Gavilon’s energy facilities, largely centered in the Midwest and on the Gulf Coast, could be attractive to rival traders or private equity firms looking for access to the North American energy boom.
Gavilon owns 8.5 million barrels of crude oil storage capacity in the United States, including more than 4 million barrels of tank space at Cushing, Oklahoma, the delivery point for the benchmark U.S. crude oil futures contract.
It also has facilities that can hold more than 10 billion cubic feet of natural gas.
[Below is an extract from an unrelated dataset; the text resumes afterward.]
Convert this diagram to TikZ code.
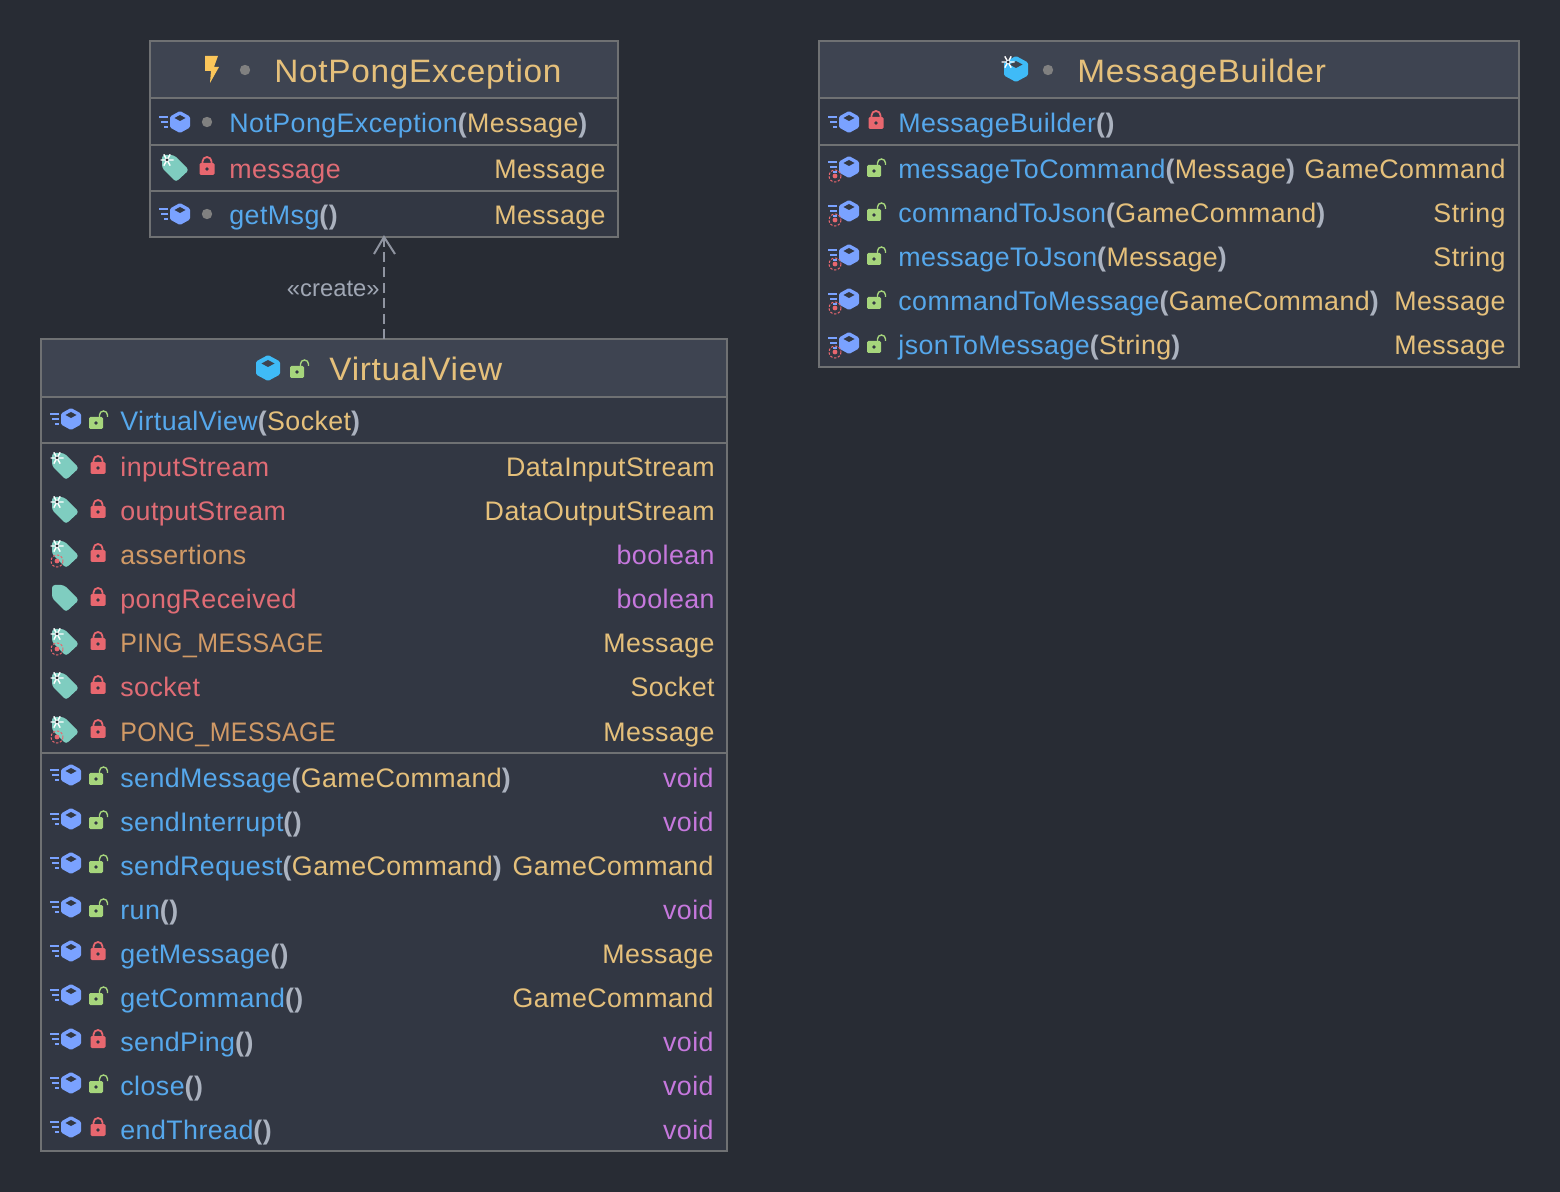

Gavilon currently ranks as the 24th largest seller of natural gas in the United States, according to reported sales to the Federal Energy Regulatory Commission.
The attempt to sell Gavilon’s energy business comes at a time when several other oil and gas traders are on the block.
Last week JPMorgan Chase & Co announced it was looking at exiting physical commodities trading, putting one of Wall Street’s biggest movers of crude tankers and gas flows up for sale.
Morgan Stanley has also looked at selling all or part of its energy-focused commodity division in the past year, with Wall Street facing increasing regulatory pressure and rising capital requirements.
Hess Corp’s trading arm, Hetco, is also being divested following pressure from activist investors to focus on oil and gas production.